En cada momento de conversión se puede dar un brinco fuerte y alto; o bien, brincos débiles y muy sencilllos, pero siempre es salir de… e ir a… subir siempre hacia más arriba.
En un termómetro, hay bajo cero y sobre cero. La primera conversión es salir de bajo cero, y la conversión permanente, es estar ya sobre cero, e ir dejando el hombre viejo y llegar a plenitud del hombre nuevo, según la invitación a ascender, el Espíritu Santo en nuestro interior nos impulsa a hacerlo. Es dejar morir al hombre viejo, al pecado, a la carne; y caminar y ascender hasta la total transformación en Jesús.
La conversión es un ejercicio permanente en la vida del cristiano. Es, no sólo salir del pozo abismal de la oscuridad y caminar a pleno día en el llano, sino que es ir muriendo cada vez más, subir, seguir dando pasos, no quedarse estancado o instalado; la meta es la cima de la montaña: ser otro Cristo.
Se impone un tomar conciencia de la novedad que debemos dejar suceder en nosotros, es decir, para que el Señor sea nuestro rey de Justicia necesitamos la conversión de nuestros corazones, el fruto de todo es la alegría.
Por eso necesitamos saber hacia donde nos dirigimos: de lo malo a lo bueno, de menos a más, de lo bueno a algo mejor. Cuando pensamos en la conversión, no pensemos sólo en haber salido hace tiempo ya de la hondura, no pensemos sólo en no haber cometido ningún pecado mortal, y no haber perdido el estado de gracia, pensemos en vivir la alegría de la salvación.
Preguntémonos, ¿qué tanto he subido y acrecentado mi fe, o sigo en el llano?; conversión es caminar y salir de, para ir hacia: del grado uno al grado dos, del dos al diez, del diez al veinte, y no termina nunca.
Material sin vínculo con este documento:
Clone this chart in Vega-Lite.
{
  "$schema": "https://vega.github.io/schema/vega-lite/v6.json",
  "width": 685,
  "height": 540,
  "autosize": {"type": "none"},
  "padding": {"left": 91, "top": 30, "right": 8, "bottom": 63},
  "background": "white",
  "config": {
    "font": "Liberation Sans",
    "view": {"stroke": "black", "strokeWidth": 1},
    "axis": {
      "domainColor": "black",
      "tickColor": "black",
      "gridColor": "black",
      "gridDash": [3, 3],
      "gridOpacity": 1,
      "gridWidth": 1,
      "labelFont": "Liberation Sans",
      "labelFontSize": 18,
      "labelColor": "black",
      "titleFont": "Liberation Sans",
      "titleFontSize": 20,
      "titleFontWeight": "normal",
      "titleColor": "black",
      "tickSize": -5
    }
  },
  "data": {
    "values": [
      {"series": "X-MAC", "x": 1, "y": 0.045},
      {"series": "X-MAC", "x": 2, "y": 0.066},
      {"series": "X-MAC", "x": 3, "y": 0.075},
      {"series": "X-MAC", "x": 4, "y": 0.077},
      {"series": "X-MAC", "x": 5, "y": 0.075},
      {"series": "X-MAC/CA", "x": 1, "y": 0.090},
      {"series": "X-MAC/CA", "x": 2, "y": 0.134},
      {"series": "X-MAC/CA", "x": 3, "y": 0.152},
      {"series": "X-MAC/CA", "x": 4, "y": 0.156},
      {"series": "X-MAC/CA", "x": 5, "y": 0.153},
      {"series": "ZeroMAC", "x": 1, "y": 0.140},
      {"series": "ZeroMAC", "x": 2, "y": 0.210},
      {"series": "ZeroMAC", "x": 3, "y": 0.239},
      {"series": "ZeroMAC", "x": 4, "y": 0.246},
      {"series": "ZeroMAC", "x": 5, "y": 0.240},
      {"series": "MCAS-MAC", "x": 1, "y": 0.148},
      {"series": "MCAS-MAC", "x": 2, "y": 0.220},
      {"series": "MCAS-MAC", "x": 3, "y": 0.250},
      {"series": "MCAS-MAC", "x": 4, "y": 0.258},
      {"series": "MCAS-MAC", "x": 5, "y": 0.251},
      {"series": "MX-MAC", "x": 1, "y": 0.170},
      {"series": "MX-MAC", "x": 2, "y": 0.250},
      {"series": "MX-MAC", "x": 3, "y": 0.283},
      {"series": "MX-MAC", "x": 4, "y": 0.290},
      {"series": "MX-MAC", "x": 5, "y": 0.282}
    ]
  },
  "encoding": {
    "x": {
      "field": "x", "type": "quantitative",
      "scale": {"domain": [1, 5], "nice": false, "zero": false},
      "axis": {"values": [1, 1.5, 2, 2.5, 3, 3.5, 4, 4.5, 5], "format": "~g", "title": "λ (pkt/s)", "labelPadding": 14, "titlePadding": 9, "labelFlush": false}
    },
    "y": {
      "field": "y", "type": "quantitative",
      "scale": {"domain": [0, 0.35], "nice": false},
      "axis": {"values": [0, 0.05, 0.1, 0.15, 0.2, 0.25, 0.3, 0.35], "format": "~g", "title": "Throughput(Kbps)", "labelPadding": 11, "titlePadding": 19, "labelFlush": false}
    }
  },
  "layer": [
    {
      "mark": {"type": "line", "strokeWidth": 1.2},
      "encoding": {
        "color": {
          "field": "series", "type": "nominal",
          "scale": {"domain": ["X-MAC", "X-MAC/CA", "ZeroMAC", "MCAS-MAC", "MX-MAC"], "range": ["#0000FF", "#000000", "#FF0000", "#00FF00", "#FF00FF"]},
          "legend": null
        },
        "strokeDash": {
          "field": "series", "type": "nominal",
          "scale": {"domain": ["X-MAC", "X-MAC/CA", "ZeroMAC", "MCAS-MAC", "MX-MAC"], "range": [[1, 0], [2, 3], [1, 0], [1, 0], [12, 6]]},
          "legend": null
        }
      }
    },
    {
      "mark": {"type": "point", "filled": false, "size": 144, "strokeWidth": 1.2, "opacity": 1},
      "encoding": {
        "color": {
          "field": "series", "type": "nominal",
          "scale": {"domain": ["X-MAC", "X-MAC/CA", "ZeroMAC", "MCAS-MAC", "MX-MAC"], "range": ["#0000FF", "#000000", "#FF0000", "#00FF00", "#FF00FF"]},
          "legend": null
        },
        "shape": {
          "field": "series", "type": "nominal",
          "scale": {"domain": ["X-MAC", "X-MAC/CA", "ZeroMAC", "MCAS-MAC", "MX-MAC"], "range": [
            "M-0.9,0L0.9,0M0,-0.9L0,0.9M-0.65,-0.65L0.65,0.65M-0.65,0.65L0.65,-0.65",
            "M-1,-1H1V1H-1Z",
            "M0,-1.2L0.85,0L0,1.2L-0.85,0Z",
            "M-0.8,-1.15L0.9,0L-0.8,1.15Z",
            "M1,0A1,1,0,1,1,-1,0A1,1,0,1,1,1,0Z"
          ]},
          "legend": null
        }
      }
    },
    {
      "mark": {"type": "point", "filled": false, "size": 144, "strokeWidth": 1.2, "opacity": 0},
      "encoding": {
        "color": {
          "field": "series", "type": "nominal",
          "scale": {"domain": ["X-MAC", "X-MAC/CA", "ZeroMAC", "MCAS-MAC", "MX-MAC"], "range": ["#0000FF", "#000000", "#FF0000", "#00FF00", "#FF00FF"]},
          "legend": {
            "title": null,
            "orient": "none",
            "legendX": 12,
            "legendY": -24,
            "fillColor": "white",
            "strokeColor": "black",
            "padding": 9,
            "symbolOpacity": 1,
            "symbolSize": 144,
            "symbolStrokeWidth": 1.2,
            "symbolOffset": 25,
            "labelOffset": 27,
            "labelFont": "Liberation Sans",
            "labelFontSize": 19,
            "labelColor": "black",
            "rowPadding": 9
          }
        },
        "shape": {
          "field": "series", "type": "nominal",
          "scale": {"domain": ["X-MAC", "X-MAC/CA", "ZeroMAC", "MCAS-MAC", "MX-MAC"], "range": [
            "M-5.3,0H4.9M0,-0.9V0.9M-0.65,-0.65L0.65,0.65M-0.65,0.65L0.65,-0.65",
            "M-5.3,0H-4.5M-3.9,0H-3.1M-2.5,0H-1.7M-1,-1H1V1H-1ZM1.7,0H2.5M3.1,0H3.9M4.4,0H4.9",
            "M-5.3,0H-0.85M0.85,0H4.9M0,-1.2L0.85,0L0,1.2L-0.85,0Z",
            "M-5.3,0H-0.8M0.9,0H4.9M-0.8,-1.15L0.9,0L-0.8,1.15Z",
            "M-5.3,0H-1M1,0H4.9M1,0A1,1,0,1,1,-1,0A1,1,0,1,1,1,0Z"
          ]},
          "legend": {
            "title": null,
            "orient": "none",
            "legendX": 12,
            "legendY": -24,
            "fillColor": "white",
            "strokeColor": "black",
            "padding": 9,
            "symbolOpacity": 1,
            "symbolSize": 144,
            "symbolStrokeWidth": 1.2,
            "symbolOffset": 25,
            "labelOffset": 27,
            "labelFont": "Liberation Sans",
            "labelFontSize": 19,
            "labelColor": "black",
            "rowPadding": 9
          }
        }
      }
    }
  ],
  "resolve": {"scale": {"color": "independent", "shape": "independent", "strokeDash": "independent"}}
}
Lo podremos hacer sólo en apertura y docilidad al Espíritu.
“Preparen el camino, Jesús llega” y, ¿qué mejor manera de prepararlo que buscando ahora la reconciliación con Dios? En la semana anterior nos reconciliamos con las personas que nos rodean; como siguiente paso, la Iglesia nos invita a acudir al Sacramento de la Reconciliación (Confesión) que nos devuelve la amistad con Dios que habíamos perdido por el pecado. Encenderemos la segunda vela de la Corona de Adviento, como signo del proceso de conversión que estamos viviendo.
Durante esta semana puedes buscar la confesión, para que cuando llegue la Navidad, estés bien preparado interiormente, uniéndote a Jesús y a los hermanos en la Eucaristía.
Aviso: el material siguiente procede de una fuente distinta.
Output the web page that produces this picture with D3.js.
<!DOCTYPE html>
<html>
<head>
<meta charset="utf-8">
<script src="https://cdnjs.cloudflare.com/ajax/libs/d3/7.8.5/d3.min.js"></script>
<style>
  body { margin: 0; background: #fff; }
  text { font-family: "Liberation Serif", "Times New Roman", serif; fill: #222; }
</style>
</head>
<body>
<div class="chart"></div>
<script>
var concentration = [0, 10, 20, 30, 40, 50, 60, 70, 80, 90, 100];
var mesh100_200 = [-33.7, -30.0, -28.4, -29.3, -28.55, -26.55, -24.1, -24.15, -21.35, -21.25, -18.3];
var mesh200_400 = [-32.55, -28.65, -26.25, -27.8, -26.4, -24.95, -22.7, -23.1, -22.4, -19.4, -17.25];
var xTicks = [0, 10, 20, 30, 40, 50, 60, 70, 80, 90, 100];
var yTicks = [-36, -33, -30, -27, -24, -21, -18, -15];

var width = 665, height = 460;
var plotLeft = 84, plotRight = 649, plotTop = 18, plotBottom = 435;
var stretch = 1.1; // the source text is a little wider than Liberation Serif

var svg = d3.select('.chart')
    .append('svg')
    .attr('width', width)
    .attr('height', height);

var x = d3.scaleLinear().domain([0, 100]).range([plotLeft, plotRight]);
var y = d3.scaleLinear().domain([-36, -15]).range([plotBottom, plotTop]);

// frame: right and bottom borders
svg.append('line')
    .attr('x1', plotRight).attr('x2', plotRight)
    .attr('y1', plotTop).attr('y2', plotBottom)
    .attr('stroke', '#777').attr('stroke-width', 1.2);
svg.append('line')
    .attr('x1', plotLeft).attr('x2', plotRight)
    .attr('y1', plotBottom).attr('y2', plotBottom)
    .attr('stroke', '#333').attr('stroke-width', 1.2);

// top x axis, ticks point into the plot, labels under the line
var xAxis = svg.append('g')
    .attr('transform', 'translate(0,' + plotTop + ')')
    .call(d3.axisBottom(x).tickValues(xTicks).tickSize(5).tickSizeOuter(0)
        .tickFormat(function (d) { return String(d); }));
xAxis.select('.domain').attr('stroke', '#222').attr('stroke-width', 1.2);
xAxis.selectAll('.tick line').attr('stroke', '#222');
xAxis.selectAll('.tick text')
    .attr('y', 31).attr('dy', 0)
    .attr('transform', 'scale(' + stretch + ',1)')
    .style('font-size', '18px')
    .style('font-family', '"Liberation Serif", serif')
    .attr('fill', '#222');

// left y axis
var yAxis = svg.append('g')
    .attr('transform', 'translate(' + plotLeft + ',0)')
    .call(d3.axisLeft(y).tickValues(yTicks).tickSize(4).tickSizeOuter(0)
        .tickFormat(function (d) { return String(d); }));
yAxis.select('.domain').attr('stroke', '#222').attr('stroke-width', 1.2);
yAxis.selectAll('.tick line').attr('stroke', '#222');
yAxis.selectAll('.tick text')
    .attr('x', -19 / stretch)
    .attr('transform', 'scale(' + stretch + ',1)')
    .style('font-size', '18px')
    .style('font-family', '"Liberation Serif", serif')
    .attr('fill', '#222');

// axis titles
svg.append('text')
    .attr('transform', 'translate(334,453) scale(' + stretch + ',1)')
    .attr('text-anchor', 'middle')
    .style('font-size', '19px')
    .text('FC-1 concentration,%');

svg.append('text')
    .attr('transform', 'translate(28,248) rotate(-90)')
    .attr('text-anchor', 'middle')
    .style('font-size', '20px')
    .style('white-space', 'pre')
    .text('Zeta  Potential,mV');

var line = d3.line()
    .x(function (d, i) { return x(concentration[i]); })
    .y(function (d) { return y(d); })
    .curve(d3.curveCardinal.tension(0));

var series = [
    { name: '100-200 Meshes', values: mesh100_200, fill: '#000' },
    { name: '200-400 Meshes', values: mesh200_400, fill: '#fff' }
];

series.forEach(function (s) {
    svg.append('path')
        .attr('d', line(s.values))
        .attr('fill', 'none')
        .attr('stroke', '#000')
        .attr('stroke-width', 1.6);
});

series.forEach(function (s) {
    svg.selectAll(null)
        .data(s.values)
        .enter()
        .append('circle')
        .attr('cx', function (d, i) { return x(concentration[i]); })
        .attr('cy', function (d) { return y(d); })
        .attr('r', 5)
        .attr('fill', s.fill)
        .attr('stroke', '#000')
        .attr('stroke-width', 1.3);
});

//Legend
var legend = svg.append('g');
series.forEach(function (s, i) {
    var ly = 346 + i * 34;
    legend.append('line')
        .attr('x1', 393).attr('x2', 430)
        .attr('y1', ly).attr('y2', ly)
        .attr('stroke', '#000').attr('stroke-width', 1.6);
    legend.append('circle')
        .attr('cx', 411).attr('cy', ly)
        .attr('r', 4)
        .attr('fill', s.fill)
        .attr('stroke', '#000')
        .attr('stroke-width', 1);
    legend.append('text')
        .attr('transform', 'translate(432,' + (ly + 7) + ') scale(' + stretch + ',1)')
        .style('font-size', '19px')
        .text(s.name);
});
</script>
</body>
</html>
Salmo de San Francisco de Asís para el tiempo
del Adviento del Señor
¿Hasta cuándo, Señor,
me olvidarás por siempre?
¿Hasta cuándo apartarás tu rostro de mí?
¿Hasta cuándo tendré congojas en mi alma,
dolor en mi corazón cada día?
¿Hasta cuándo triunfará mi enemigo sobre mí?
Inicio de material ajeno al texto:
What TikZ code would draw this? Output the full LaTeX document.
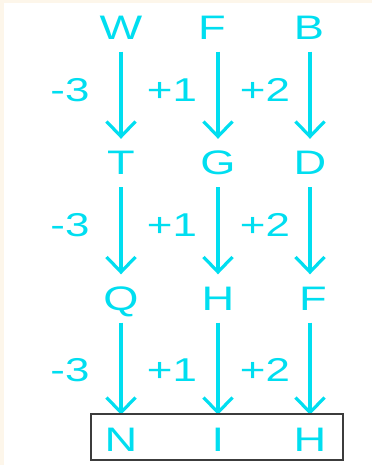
\documentclass[tikz,border=0pt]{standalone}
\usepackage{fontspec}
\setmainfont{Liberation Sans}[FakeStretch=1.33]
\usetikzlibrary{arrows.meta}
\definecolor{cy}{RGB}{0,222,240}
\definecolor{cream}{RGB}{253,246,234}
\definecolor{boxc}{RGB}{60,60,60}
\begin{document}
\begin{tikzpicture}[x=1pt,y=-1pt,
  letter/.style={text=cy,font=\fontsize{34}{34}\selectfont,text height=24pt,text depth=0pt,inner xsep=2pt,inner ysep=12pt},
  lab/.style={text=cy,font=\fontsize{33}{33}\selectfont,inner sep=0pt},
  arr/.style={draw=cy,line width=3.2pt,-{Straight Barb[length=15pt,width=29pt,line width=3.2pt]}}]
\fill[cream] (0,0) rectangle (372,465);
\fill[white] (4,3) rectangle (372,465);
\useasboundingbox (0,0) rectangle (372,465);
% letters
\node[letter] (W) at (121,27.5) {W};
\node[letter] (F1) at (212,27.5) {F};
\node[letter] (B) at (309,27.5) {B};
\node[letter] (T) at (121,163) {T};
\node[letter] (G) at (218,163) {G};
\node[letter] (D) at (310,163) {D};
\node[letter] (Q) at (121,298.5) {Q};
\node[letter] (H1) at (218,298.5) {H};
\node[letter] (F2) at (313,298.5) {F};
\node[letter] (N) at (121,439) {N};
\node[letter] (I) at (218,439) {I};
\node[letter] (H2) at (310,439) {H};
% arrows
\draw[arr] (T.north |- W.south) -- (T.north);
\draw[arr] (G.north |- F1.south) -- (G.north);
\draw[arr] (D.north |- B.south) -- (D.north);
\draw[arr] (Q.north |- T.south) -- (Q.north);
\draw[arr] (H1.north |- G.south) -- (H1.north);
\draw[arr] (D.north |- D.south) -- (D.north |- F2.north);
\draw[arr] (N.north |- Q.south) -- (N.north);
\draw[arr] (I.north |- H1.south) -- (I.north);
\draw[arr] (H2.north |- F2.south) -- (H2.north);
% labels
\foreach \y/\r in {90/a,225/b,370/c}{
  \node[lab] (m\r) at (70,\y) {-3};
  \node[lab] (p\r) at (172,\y) {+1};
  \node[lab] (q\r) at (265,\y) {+2};
}
% answer box
\node[draw=boxc,line width=1.4pt,minimum width=252pt,minimum height=46pt,inner sep=0pt] (box) at (217,437) {};
\end{tikzpicture}
\end{document}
Mira y escúchame, Señor, Dios mío.
Ilumina mis ojos para que nunca
me duerma en la muerte,
para que nunca diga mi enemigo:
He prevalecido contra él.
Los que me atribulan se alegrarían si yo cayera;
pero yo he esperado en tu misericordia.
Mi corazón exultará en tu salvación;
cantaré al Señor que me colmó de bienes,
y salmodiaré al nombre del Señor altísimo.